## Begin MATERIAL

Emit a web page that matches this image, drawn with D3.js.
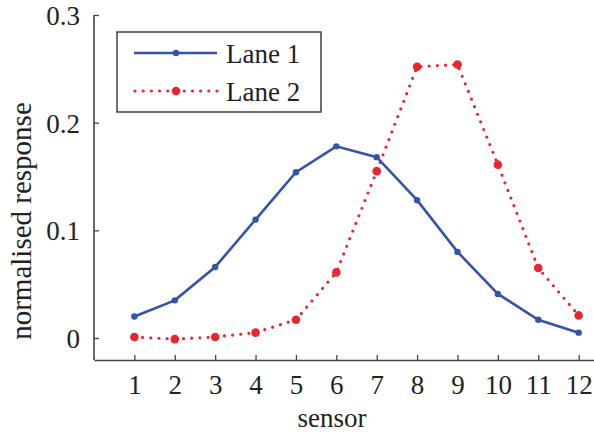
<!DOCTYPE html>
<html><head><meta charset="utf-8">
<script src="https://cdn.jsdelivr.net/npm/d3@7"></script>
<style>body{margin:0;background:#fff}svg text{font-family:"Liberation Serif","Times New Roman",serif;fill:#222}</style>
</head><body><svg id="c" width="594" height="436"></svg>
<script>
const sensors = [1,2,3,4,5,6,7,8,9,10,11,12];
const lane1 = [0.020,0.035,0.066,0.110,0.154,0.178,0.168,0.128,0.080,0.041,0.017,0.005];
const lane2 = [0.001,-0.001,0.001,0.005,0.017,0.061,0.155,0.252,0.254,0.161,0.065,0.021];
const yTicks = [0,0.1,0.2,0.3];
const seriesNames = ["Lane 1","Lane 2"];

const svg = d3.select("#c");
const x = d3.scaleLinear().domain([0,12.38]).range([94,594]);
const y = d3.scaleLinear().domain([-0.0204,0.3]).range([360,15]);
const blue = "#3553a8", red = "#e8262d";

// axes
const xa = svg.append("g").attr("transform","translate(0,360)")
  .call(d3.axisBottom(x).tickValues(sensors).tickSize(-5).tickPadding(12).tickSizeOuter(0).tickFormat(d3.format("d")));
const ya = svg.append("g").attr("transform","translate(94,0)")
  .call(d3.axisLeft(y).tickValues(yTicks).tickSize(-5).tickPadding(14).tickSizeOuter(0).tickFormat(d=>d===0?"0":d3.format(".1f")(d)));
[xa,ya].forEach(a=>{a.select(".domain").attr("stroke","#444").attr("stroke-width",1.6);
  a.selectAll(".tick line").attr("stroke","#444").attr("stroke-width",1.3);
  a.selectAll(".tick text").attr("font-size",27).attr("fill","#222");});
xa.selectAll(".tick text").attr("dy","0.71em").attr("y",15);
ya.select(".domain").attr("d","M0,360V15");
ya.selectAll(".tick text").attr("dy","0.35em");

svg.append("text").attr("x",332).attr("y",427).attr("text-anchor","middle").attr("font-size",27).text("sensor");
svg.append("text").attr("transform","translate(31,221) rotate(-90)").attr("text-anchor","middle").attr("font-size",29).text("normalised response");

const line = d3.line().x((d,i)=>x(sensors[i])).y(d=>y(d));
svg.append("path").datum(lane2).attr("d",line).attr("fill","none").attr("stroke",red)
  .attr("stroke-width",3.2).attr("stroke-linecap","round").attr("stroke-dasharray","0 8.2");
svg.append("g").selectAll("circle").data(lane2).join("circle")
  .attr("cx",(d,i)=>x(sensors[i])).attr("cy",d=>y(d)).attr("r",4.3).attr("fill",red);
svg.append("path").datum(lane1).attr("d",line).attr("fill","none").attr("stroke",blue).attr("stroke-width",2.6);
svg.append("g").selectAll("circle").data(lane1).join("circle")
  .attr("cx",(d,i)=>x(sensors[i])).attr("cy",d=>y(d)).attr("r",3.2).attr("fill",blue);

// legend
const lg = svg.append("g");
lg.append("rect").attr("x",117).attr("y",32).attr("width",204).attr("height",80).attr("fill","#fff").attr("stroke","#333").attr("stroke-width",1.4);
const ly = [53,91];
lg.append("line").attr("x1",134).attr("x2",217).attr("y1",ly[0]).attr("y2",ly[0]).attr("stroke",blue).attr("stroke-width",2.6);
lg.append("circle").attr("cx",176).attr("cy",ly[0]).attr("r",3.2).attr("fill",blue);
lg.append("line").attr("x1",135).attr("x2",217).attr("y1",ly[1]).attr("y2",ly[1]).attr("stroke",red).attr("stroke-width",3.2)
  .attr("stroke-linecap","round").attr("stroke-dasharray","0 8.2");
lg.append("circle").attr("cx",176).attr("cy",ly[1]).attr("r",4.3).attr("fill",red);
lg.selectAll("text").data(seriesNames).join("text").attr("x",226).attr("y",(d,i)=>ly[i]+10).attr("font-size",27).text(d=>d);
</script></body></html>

## End MATERIAL

== REQUIRED WORK ==
Set the listing down in full and exactly. Pictures within it should not appear in the copy.

== RESULT OF THE EXERCISE ==
Emit a web page that matches this image, drawn with D3.js.
<!DOCTYPE html>
<html><head><meta charset="utf-8">
<script src="https://cdn.jsdelivr.net/npm/d3@7"></script>
<style>body{margin:0;background:#fff}svg text{font-family:"Liberation Serif","Times New Roman",serif;fill:#222}</style>
</head><body><svg id="c" width="594" height="436"></svg>
<script>
const sensors = [1,2,3,4,5,6,7,8,9,10,11,12];
const lane1 = [0.020,0.035,0.066,0.110,0.154,0.178,0.168,0.128,0.080,0.041,0.017,0.005];
const lane2 = [0.001,-0.001,0.001,0.005,0.017,0.061,0.155,0.252,0.254,0.161,0.065,0.021];
const yTicks = [0,0.1,0.2,0.3];
const seriesNames = ["Lane 1","Lane 2"];

const svg = d3.select("#c");
const x = d3.scaleLinear().domain([0,12.38]).range([94,594]);
const y = d3.scaleLinear().domain([-0.0204,0.3]).range([360,15]);
const blue = "#3553a8", red = "#e8262d";

// axes
const xa = svg.append("g").attr("transform","translate(0,360)")
  .call(d3.axisBottom(x).tickValues(sensors).tickSize(-5).tickPadding(12).tickSizeOuter(0).tickFormat(d3.format("d")));
const ya = svg.append("g").attr("transform","translate(94,0)")
  .call(d3.axisLeft(y).tickValues(yTicks).tickSize(-5).tickPadding(14).tickSizeOuter(0).tickFormat(d=>d===0?"0":d3.format(".1f")(d)));
[xa,ya].forEach(a=>{a.select(".domain").attr("stroke","#444").attr("stroke-width",1.6);
  a.selectAll(".tick line").attr("stroke","#444").attr("stroke-width",1.3);
  a.selectAll(".tick text").attr("font-size",27).attr("fill","#222");});
xa.selectAll(".tick text").attr("dy","0.71em").attr("y",15);
ya.select(".domain").attr("d","M0,360V15");
ya.selectAll(".tick text").attr("dy","0.35em");

svg.append("text").attr("x",332).attr("y",427).attr("text-anchor","middle").attr("font-size",27).text("sensor");
svg.append("text").attr("transform","translate(31,221) rotate(-90)").attr("text-anchor","middle").attr("font-size",29).text("normalised response");

const line = d3.line().x((d,i)=>x(sensors[i])).y(d=>y(d));
svg.append("path").datum(lane2).attr("d",line).attr("fill","none").attr("stroke",red)
  .attr("stroke-width",3.2).attr("stroke-linecap","round").attr("stroke-dasharray","0 8.2");
svg.append("g").selectAll("circle").data(lane2).join("circle")
  .attr("cx",(d,i)=>x(sensors[i])).attr("cy",d=>y(d)).attr("r",4.3).attr("fill",red);
svg.append("path").datum(lane1).attr("d",line).attr("fill","none").attr("stroke",blue).attr("stroke-width",2.6);
svg.append("g").selectAll("circle").data(lane1).join("circle")
  .attr("cx",(d,i)=>x(sensors[i])).attr("cy",d=>y(d)).attr("r",3.2).attr("fill",blue);

// legend
const lg = svg.append("g");
lg.append("rect").attr("x",117).attr("y",32).attr("width",204).attr("height",80).attr("fill","#fff").attr("stroke","#333").attr("stroke-width",1.4);
const ly = [53,91];
lg.append("line").attr("x1",134).attr("x2",217).attr("y1",ly[0]).attr("y2",ly[0]).attr("stroke",blue).attr("stroke-width",2.6);
lg.append("circle").attr("cx",176).attr("cy",ly[0]).attr("r",3.2).attr("fill",blue);
lg.append("line").attr("x1",135).attr("x2",217).attr("y1",ly[1]).attr("y2",ly[1]).attr("stroke",red).attr("stroke-width",3.2)
  .attr("stroke-linecap","round").attr("stroke-dasharray","0 8.2");
lg.append("circle").attr("cx",176).attr("cy",ly[1]).attr("r",4.3).attr("fill",red);
lg.selectAll("text").data(seriesNames).join("text").attr("x",226).attr("y",(d,i)=>ly[i]+10).attr("font-size",27).text(d=>d);
</script></body></html>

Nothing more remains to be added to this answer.